There are several options, most of which are inherited from other implementations. We don't always have good reasons for setting the values of these options, so I've tried to indicate which ones have meaningful effects.

  • input A Mallet token sequence file.

  • output A space-delimited text file with one line per word, with the string at the beginning and the vector element values afterwards.

  • output-context The word2vec algorithm actually trains two embeddings against each other, of which one is kept. These are functionally identical mirror images of each other. Unlike GloVe vectors, where the two sets of vectors are almost identical, averaging them will produce quite different vectors from either of the original vectors.

  • output-stats-prefix For compatibility with other embedding systems, you can optionally include a line at the top of the file that lists the number of words in the vocabulary and the number of elements in each vector.

  • num-dimensions This option controls the number of dimensions for the latent vectors. Since people usually don't actually look at the vectors they train, this value is usually set to a large-ish round number like 100 or 300. The default here is 50, mostly because that's often a good enough number and it's fast to train. With topic models this parameter is all anyone wants to talk about, but for these models no one seems to care.

  • window-size This option controls the width of the sliding context window around each word. The default is 5, which means look five tokens to the left and five tokens to the right of the current word. Closer words have more weight. Using a smaller value like 2 will focus the algorithm on the immediate context of each word, so vectors will tend to encode information about the syntactic function of words in their context. For example, a noun might be close to another noun that occurs with similar determiners and prepositions. Using a larger value like 10 will make less distinction between words that are near a word and words that are immediately adjacent to a word, so vectors will tend to encode more semantic information.

  • num-threads If you increase this to, say, 4, then the collection will be partitioned into four equal sections and each thread will start working on its own section. This can make things faster of course, but also improve the vectors by adding some randomness.

  • num-iters This counts how many times to sweep through the data. Using more iterations will cause the learning rate to decrease more slowly. Values between 3 and 5 seem good enough.
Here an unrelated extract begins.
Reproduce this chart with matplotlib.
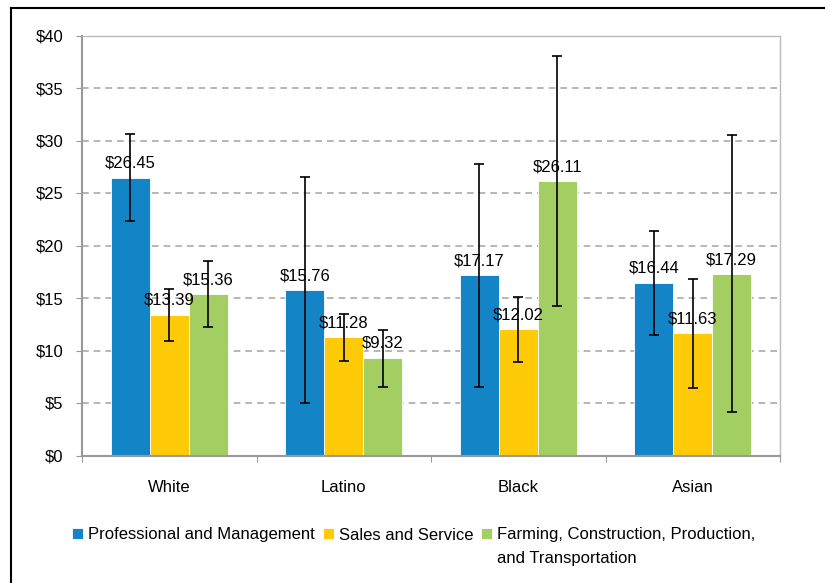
import matplotlib
matplotlib.use('Agg')
import matplotlib.pyplot as plt
from matplotlib.lines import Line2D
import numpy as np

plt.rcParams['font.family'] = ['Liberation Sans', 'DejaVu Sans']
fs = 12

# data
groups = ['White', 'Latino', 'Black', 'Asian']
series = ['Professional and Management', 'Sales and Service',
          'Farming, Construction, Production,\nand Transportation']
values = [
    [26.45, 15.76, 17.17, 16.44],
    [13.39, 11.28, 12.02, 11.63],
    [15.36, 9.32, 26.11, 17.29],
]
# interval ends of the error bars
err_low = [
    [22.3, 5.0, 6.5, 11.5],
    [10.9, 9.0, 8.9, 6.4],
    [12.2, 6.55, 14.2, 4.1],
]
err_high = [
    [30.6, 26.5, 27.8, 21.4],
    [15.9, 13.5, 15.1, 16.8],
    [18.5, 12.0, 38.05, 30.5],
]
colors = ['#1385C6', '#FFCA08', '#A3CF62']
yticks = [0, 5, 10, 15, 20, 25, 30, 35, 40]

fig = plt.figure(figsize=(8.25, 5.83), dpi=100)
ax = fig.add_axes([82 / 825, 1 - 455.5 / 583, (780 - 82) / 825, (455.5 - 35.5) / 583])

x = np.arange(len(groups))
w = 0.2235
handles = []
for i, (name, vals) in enumerate(zip(series, values)):
    pos = x + (i - 1) * w
    lo = np.array(vals) - np.array(err_low[i])
    hi = np.array(err_high[i]) - np.array(vals)
    b = ax.bar(pos, vals, width=w, color=colors[i], edgecolor='white', linewidth=0.6,
               zorder=2)
    ax.errorbar(pos, vals, yerr=[lo, hi], fmt='none', ecolor='black', elinewidth=1.2,
                capsize=3.5, capthick=1.2, zorder=4)
    for px, v in zip(pos, vals):
        ax.annotate(f'${v:.2f}', (px, v), xytext=(0, 5), textcoords='offset points',
                    ha='center', va='bottom', fontsize=fs, zorder=5)
    handles.append(b)

ax.set_xlim(-0.5, 3.5)
ax.set_ylim(0, 40)
ax.set_yticks(yticks)
ax.set_yticklabels([f'${t}' for t in yticks], fontsize=fs)
ax.set_xticks(np.arange(-0.5, 4.0, 1.0))
ax.set_xticklabels([])
ax.set_xticks(x, minor=True)
ax.set_xticklabels(groups, minor=True, fontsize=fs)
ax.tick_params(axis='x', which='minor', length=0, pad=18)
ax.tick_params(axis='x', which='major', length=4.3, color='#999999', direction='out')
ax.tick_params(axis='y', length=4.3, color='#999999', pad=9)
ax.yaxis.grid(True, linestyle=(0, (4, 3)), color='#aaaaaa', linewidth=1.2, zorder=0)
ax.set_axisbelow(True)
for s in ['left', 'bottom']:
    ax.spines[s].set_color('#999999')
    ax.spines[s].set_linewidth(1.5)
for s in ['top', 'right']:
    ax.spines[s].set_color('#bbbbbb')
    ax.spines[s].set_linewidth(1.0)

# legend: first line of each name in the legend, the wrap of the last one below it
first_lines = [s.split('\n')[0] for s in series]
leg = fig.legend(handles=handles, labels=first_lines, loc='center left',
                 bbox_to_anchor=(72 / 825, 1 - 535 / 583),
                 ncol=3, frameon=False, fontsize=fs, handlelength=0.68, handleheight=0.68,
                 handletextpad=0.3, columnspacing=0.45, borderaxespad=0, borderpad=0)
fig.canvas.draw()
last = leg.get_texts()[-1]
bb = last.get_window_extent().transformed(fig.transFigure.inverted())
fig.text(bb.x0, 1 - 558 / 583, series[-1].split('\n')[1], fontsize=fs,
         ha='left', va='center')

# outer frame (top and left edges visible)
fig.add_artist(Line2D([11 / 825, 1], [1 - 8 / 583, 1 - 8 / 583], color='black', lw=1.5,
                      transform=fig.transFigure))
fig.add_artist(Line2D([11 / 825, 11 / 825], [0, 1 - 8 / 583], color='black', lw=1.5,
                      transform=fig.transFigure))

fig.savefig('out.png', dpi=100)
  • frequency-factor In natural language, frequent words ("the") occur exponentially more often than less frequent words ("word"). It appears to be useful to downsample the top words in order to focus the algorithm on more content-bearing words. Values between 0.001 and 0.00001 seem to be good.

  • num-samples The SGNS objective wants two words that occur in close proximity to have a word vector and a context vector that are close to each other, but random pairs of words to have vectors that are far away. This variable changes the relative strength of the attraction and repulsion forces. It has a direct effect on running time -- more samples, longer running. The default is 5, which seems to be a good number.

  • example-word To get a sense of how the algorithm is proceeding, you can specify a query word. Each time the algorithm reports progress it will print the ten words with the closest (in cosine similarity) vectors to your query word. For example if the query is london I get:

      1.000000	3365	london
      0.877789	6412	paris
      0.864460	8981	boston
      0.860364	9143	chicago
      0.858702	7044	philadelphia
      0.843321	3584	york
      0.840233	6377	jersey
      0.834708	37473	macmillan
      0.829747	15344	angeles
      0.821647	9142	hall
    

    In this case the closest word to the query is the query itself, with 1.0 cosine similarity. I'm including this because it's a good check -- if the query isn't the only word with 1.0 similarity, something is wrong. The others seem good: major cities with strong connections to London. Note that the query is case sensitive. If I ask for London instead of london it can't find the word and silently ignores it. Also be on the lookout for similarities that are "too high". Values of 0.98 or higher usually indicate something is wrong. Good query words tend to be well represented in the corpus and have several similar words.

  • ordering Embeddings can be fussy. Especially for words that don't occur very often, or occur a lot in a few specific parts of the collection, seemingly small changes to the input corpus can have big effects on vector similarity. Artificially adding some variability to the collection can help to surface some of this variability. (See Antoniak and Mimno, "On the stability...", NAACL 2018 for details.) With the default value linear the algorithm reads all the documents in the order they were originally presented, which tends to amplify the impact of early documents. The value shuffled selects a random order, so that early documents have less weight. The value random implements a "bootstrap" sample: documents are sampled with replacement from the original collection, so they may occur multiple times or not at all. Especially if your collection is smaller than about 10 million word tokens you should consider running about 20 bootstrap samples.